If my calendar is packed, I feel solid. If it’s empty, I start side-eyeing my own career choices. I wish I could tell you that never happens anymore, but it does.
That reflex is not a personal flaw. It is psychology doing exactly what it was trained to do.
In the research paper Contingencies of Self Worth (by Jennifer Crocker and Connie Wolfe, published in 2001 in Psychological Review), the authors explain that many people base their self-worth on performance-based domains like achievement, productivity, and competence. When those domains are going well, we feel worthy. When they wobble, so do we.
Accounting is basically a master class in performance-based worth.
It makes total sense that our brains decide this must be how value works. The problem is what happens on days when nothing is on fire.
For a long time, I believed this equation: If they need me, I matter.
I was the fixer, the closer, and the one who remembered which client hated email and which one always forgot payroll approval. That felt good, important, and like job security.
What it actually was, was exhaustion with a flattering story attached. Every system had gaps because I was the gap filler. Every process stayed fuzzy because I knew how it worked. The firm ran, but only as long as I kept running, too.
Jennifer Crocker describes this perfectly in Contingencies of Self Worth. When self-esteem depends on performance, people don’t just work harder. They become more controlling, more defensive, and more afraid of failure, because failure stops being an event and starts feeling like an identity threat.
That was me, not heroic, just terrified of being replaceable. Here is the punchline. The more indispensable I became, the less sustainable the firm was.

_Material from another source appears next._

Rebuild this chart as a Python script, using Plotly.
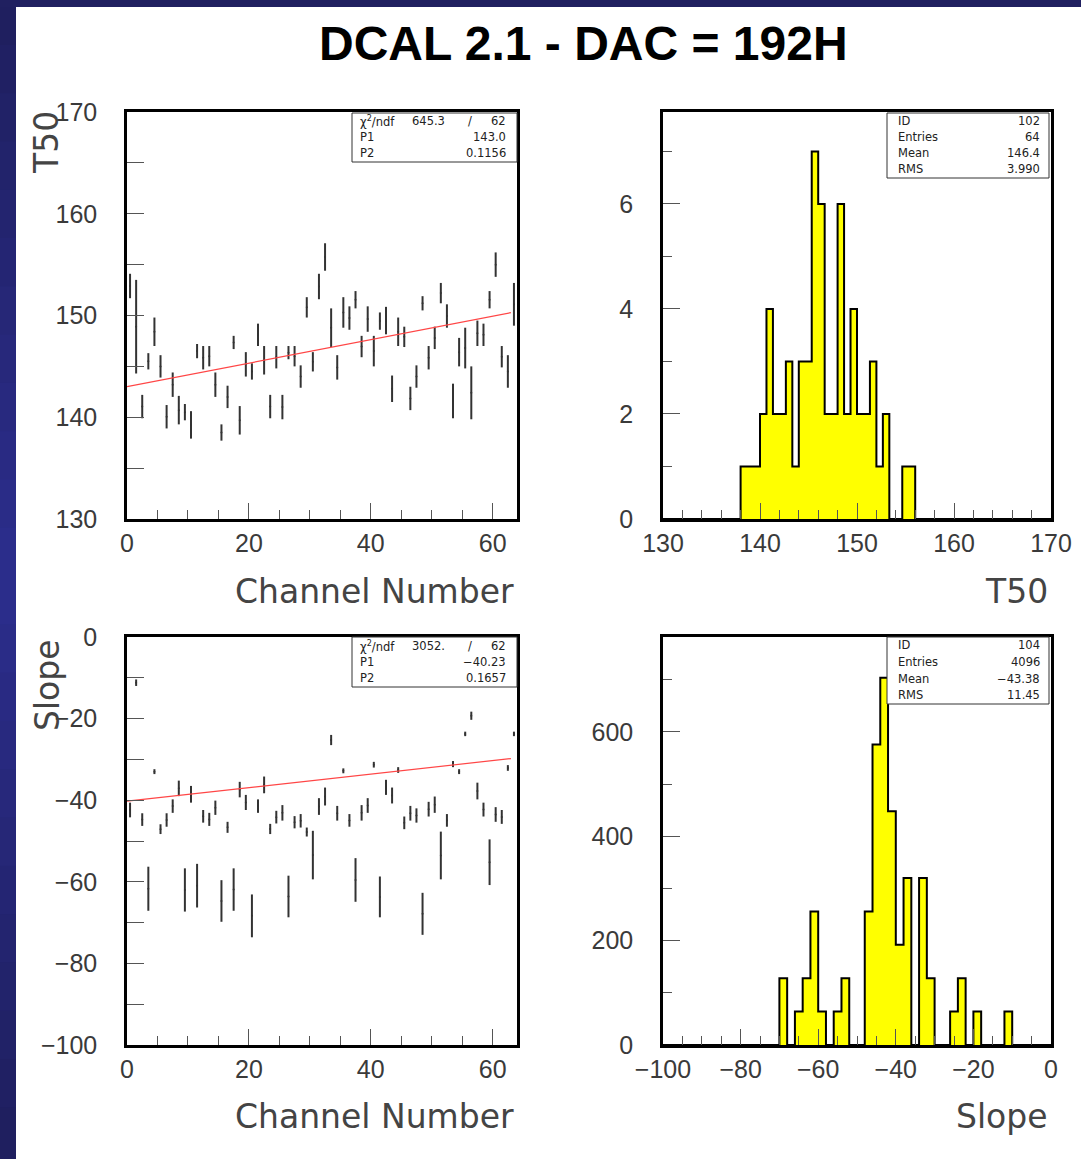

This is not about motivational posters or positive thinking. This is about how humans are wired.
In Self Determination Theory (developed by Edward Deci and Richard Ryan in 1985 and expanded in 2000), researchers explain the difference between extrinsic motivation and intrinsic motivation. Extrinsic motivation comes from outcomes, approval, and rewards. Intrinsic motivation comes from values, identity, and purpose.

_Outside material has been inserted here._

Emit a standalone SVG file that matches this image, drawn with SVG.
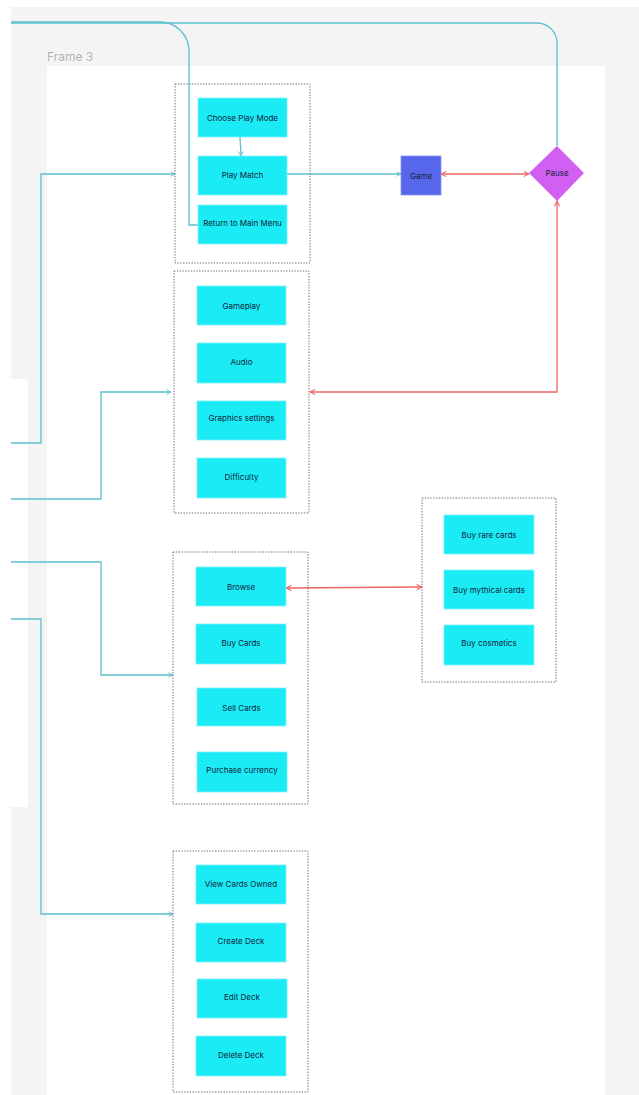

When your worth is tied to output, everything becomes extrinsic. You perform, but your nervous system never rests. You can succeed all week and still feel one bad email away from unraveling.
Burnout research confirms this. In The Truth About Burnout (by Christina Maslach and Michael Leiter, first published in 1997 and updated in 2008), burnout is not caused by working too hard. It is caused by chronic mismatch, especially when people feel they must constantly prove their value to stay legitimate.
Accounting firms accidentally create this mismatch all the time. We praise the person who saves the day, reward availability, and we normalize last-minute heroics. We then wonder why the most capable people are tired, irritable, and quietly fantasizing about jobs with fewer spreadsheets and more houseplants.
Pick one recurring task you currently own and design it to survive your absence. Not forever and not perfectly, but just long enough that the firm does not panic when you take a real day off.
Document the steps and what ‘good’ looks like. Decide where judgment lives and where it does not. This moves your value from doing the work to designing the work, which research (according to Deci and Ryan) shows supports autonomy and intrinsic motivation.
Also, it is incredibly humbling in the best possible way.
Stop asking yourself how busy you were this week and start noticing how calm the systems were.
Michael H. Kernis explains in Toward a Conceptualization of Optimal Self Esteem (published in 2003) that stable self-worth comes from consistency, not constant validation. Calm systems create consistent experiences, which makes your sense of value less reactive.
Busy feels important, but calm is actually effective.
Block time for thinking, documenting, and improving things that already work. This time will feel uncomfortable because it produces no immediate proof that you are valuable. That discomfort is not a sign you are doing it wrong. It is a sign you are breaking the ‘output = worth’ habit.
Research consistently shows that environments that support autonomy and purpose create more sustainable engagement than environments built on pressure and performance alone.
Also, this is the work that lets you sleep.
When your value comes from who you are, not what you personally produce, the firm changes, you stop hovering, your team steps up, and the business stops relying on your adrenaline.
The research is clear. Self-worth anchored to identity and values is more resilient than self-worth anchored to outcomes, as shown in the work of Crocker and Wolfe.
You were never meant to be the system. You were meant to build one, to trust it, and to still matter on the days when your to-do list is short.